The motu proprio Traditionis Custodes, promulgated in 2021 to restrict the use of the Traditional Latin Mass, has not only reopened the liturgical debate in the Church but has also generated a deeper crisis related to episcopal authority and the trust of the faithful. This is analyzed by the Catholic media outlet Catholic Unscripted in a recent article dedicated to the practical consequences of the document.

What has occurred in several dioceses—especially in the United States—shows that the problem is not limited to the regulation of a specific liturgical form, but affects the way authority is exercised in the Church and the perception of pastoral justice among the faithful.

A document that goes beyond the Traditional Mass

Traditionis Custodes, signed by Pope Francis on July 16, 2021, established new norms for the celebration of the liturgy according to the pre-1970 missal, effectively repealing the broader framework granted by Benedict XVI’s Summorum Pontificum. The document entrusts diocesan bishops with the responsibility of authorizing these celebrations with the stated aim of safeguarding the unity of the Church.

However, the application of the motu proprio in some places has gone far beyond the legal text.

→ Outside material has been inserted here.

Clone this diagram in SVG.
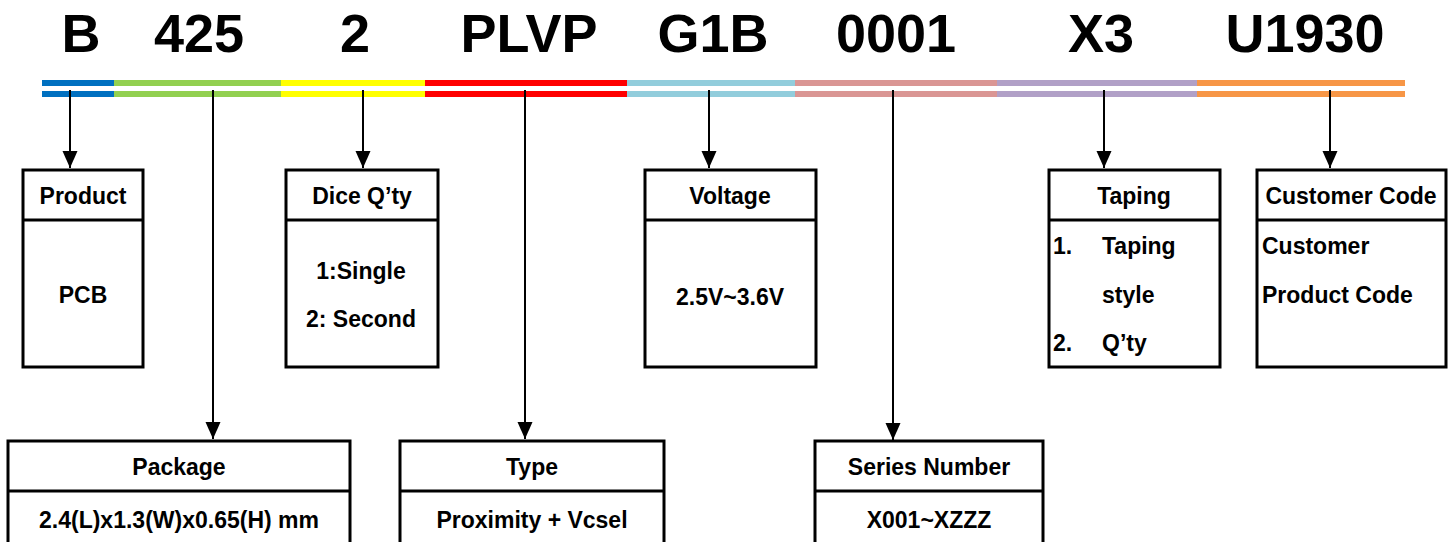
<svg xmlns="http://www.w3.org/2000/svg" width="1456" height="542" viewBox="0 0 1456 542">
<style>
.code{font-family:"Liberation Sans",Arial,sans-serif;font-weight:bold;font-size:54px;fill:#000;text-anchor:middle}
.t{font-family:"Liberation Sans",Arial,sans-serif;font-weight:bold;font-size:23px;fill:#000}
.c{text-anchor:middle}
.box{fill:#fff;stroke:#000;stroke-width:3}
.div{stroke:#000;stroke-width:3}
.conn{stroke:#000;stroke-width:2;fill:none;marker-end:url(#ah)}
</style>
<defs>
<marker id="ah" markerUnits="userSpaceOnUse" markerWidth="18" markerHeight="16" refX="17" refY="7.5" orient="auto">
<path d="M0,0 L17,7.5 L0,15 Z" fill="#000"/>
</marker>
</defs>
<rect width="1456" height="542" fill="#fff"/>
<g id="code">
<text class="code" x="81" y="52">B</text>
<text class="code" x="199" y="52">425</text>
<text class="code" x="355" y="52">2</text>
<text class="code" x="529" y="52">PLVP</text>
<text class="code" x="713" y="52">G1B</text>
<text class="code" x="896" y="52">0001</text>
<text class="code" x="1101" y="52">X3</text>
<text class="code" x="1305" y="52">U1930</text>
</g>
<g id="bars">
<rect x="42" y="80" width="72" height="6" fill="#0070C0"/><rect x="42" y="91" width="72" height="6" fill="#0070C0"/>
<rect x="114" y="80" width="167" height="6" fill="#92D050"/><rect x="114" y="91" width="167" height="6" fill="#92D050"/>
<rect x="281" y="80" width="144" height="6" fill="#FFFF00"/><rect x="281" y="91" width="144" height="6" fill="#FFFF00"/>
<rect x="425" y="80" width="202" height="6" fill="#FF0000"/><rect x="425" y="91" width="202" height="6" fill="#FF0000"/>
<rect x="627" y="80" width="168" height="6" fill="#92CDDC"/><rect x="627" y="91" width="168" height="6" fill="#92CDDC"/>
<rect x="795" y="80" width="202" height="6" fill="#DA9694"/><rect x="795" y="91" width="202" height="6" fill="#DA9694"/>
<rect x="997" y="80" width="200" height="6" fill="#B1A0C7"/><rect x="997" y="91" width="200" height="6" fill="#B1A0C7"/>
<rect x="1197" y="80" width="208" height="6" fill="#F79646"/><rect x="1197" y="91" width="208" height="6" fill="#F79646"/>
</g>
<g id="connectors">
<line class="conn" x1="70" y1="90" x2="70" y2="168"/>
<line class="conn" x1="213" y1="90" x2="213" y2="439"/>
<line class="conn" x1="363" y1="90" x2="363" y2="168"/>
<line class="conn" x1="525" y1="90" x2="525" y2="439"/>
<line class="conn" x1="709" y1="90" x2="709" y2="168"/>
<line class="conn" x1="893" y1="90" x2="893" y2="440"/>
<line class="conn" x1="1104" y1="90" x2="1104" y2="168"/>
<line class="conn" x1="1330" y1="90" x2="1330" y2="168"/>
</g>
<g id="product">
<rect class="box" x="23" y="170" width="120" height="197"/>
<line class="div" x1="23" y1="220" x2="143" y2="220"/>
<text class="t c" x="83" y="204">Product</text>
<text class="t c" x="83" y="303">PCB</text>
</g>
<g id="dice">
<rect class="box" x="286" y="170" width="152" height="197"/>
<line class="div" x1="286" y1="220" x2="438" y2="220"/>
<text class="t c" x="362" y="204">Dice Q’ty</text>
<text class="t c" x="361" y="279">1:Single</text>
<text class="t c" x="361" y="327">2: Second</text>
</g>
<g id="voltage">
<rect class="box" x="645" y="170" width="171" height="197"/>
<line class="div" x1="645" y1="220" x2="816" y2="220"/>
<text class="t c" x="730" y="204">Voltage</text>
<text class="t c" x="730" y="305">2.5V~3.6V</text>
</g>
<g id="taping">
<rect class="box" x="1049" y="170" width="171" height="197"/>
<line class="div" x1="1049" y1="220" x2="1220" y2="220"/>
<text class="t c" x="1134" y="204">Taping</text>
<text class="t" x="1053" y="254">1.</text>
<text class="t" x="1102" y="254">Taping</text>
<text class="t" x="1102" y="303">style</text>
<text class="t" x="1053" y="351">2.</text>
<text class="t" x="1102" y="351">Q’ty</text>
</g>
<g id="customer">
<rect class="box" x="1257" y="170" width="189" height="197"/>
<line class="div" x1="1257" y1="220" x2="1446" y2="220"/>
<text class="t c" x="1351" y="204">Customer Code</text>
<text class="t" x="1262" y="254">Customer</text>
<text class="t" x="1262" y="303">Product Code</text>
</g>
<g id="package">
<rect class="box" x="8" y="441" width="342" height="130"/>
<line class="div" x1="8" y1="491" x2="350" y2="491"/>
<text class="t c" x="179" y="475">Package</text>
<text class="t c" x="179" y="528">2.4(L)x1.3(W)x0.65(H) mm</text>
</g>
<g id="type">
<rect class="box" x="400" y="441" width="264" height="130"/>
<line class="div" x1="400" y1="491" x2="664" y2="491"/>
<text class="t c" x="532" y="475">Type</text>
<text class="t c" x="532" y="528">Proximity + Vcsel</text>
</g>
<g id="series">
<rect class="box" x="815" y="441" width="228" height="130"/>
<line class="div" x1="815" y1="491" x2="1043" y2="491"/>
<text class="t c" x="929" y="475">Series Number</text>
<text class="t c" x="929" y="528">X001~XZZZ</text>
</g>
</svg>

In the Diocese of Charlotte (United States), for example, the restrictions were not limited to the Traditional Mass, but also affected liturgical practices such as the use of kneelers, kneeling for Communion, or the ad orientem orientation of the celebration, measures that do not appear explicitly in the pontifical document.

From liturgy to episcopal authority

This type of decision has highlighted a broader issue: to what extent a bishop can prohibit liturgical practices that the universal norms of the Church have not suppressed. The situation has led priests and faithful to raise formal doubts about the limits of episcopal authority and the coherence between liturgical law and its pastoral application.

This tension has eroded the trust of many faithful, who perceive a break with the principle of continuity defended during the pontificate of Benedict XVI, when the Traditional Mass was presented as a legitimate richness within the life of the Church and not as a problem to be eradicated.

Unity sought, division perceived

The stated intention of Traditionis Custodes was to promote liturgical and ecclesial unity. However, in practice, its uneven application has produced the opposite effect in no few places, generating divisions among communities, priests, and faithful who until now had coexisted peacefully.

The debate, moreover, is not limited to traditionalist sectors. For many observers, the case brings to the table a fundamental issue: if pastoral decisions are perceived as arbitrary or disproportionate, authority runs the risk of being weakened, even when acting within a legal framework.

An open controversy

Four years after its promulgation, Traditionis Custodes remains a subject of controversy. The true challenge is not only how to regulate the traditional liturgy, but how to exercise authority in the Church in a way that preserves unity without sacrificing the trust of the faithful or the continuity of the liturgical tradition.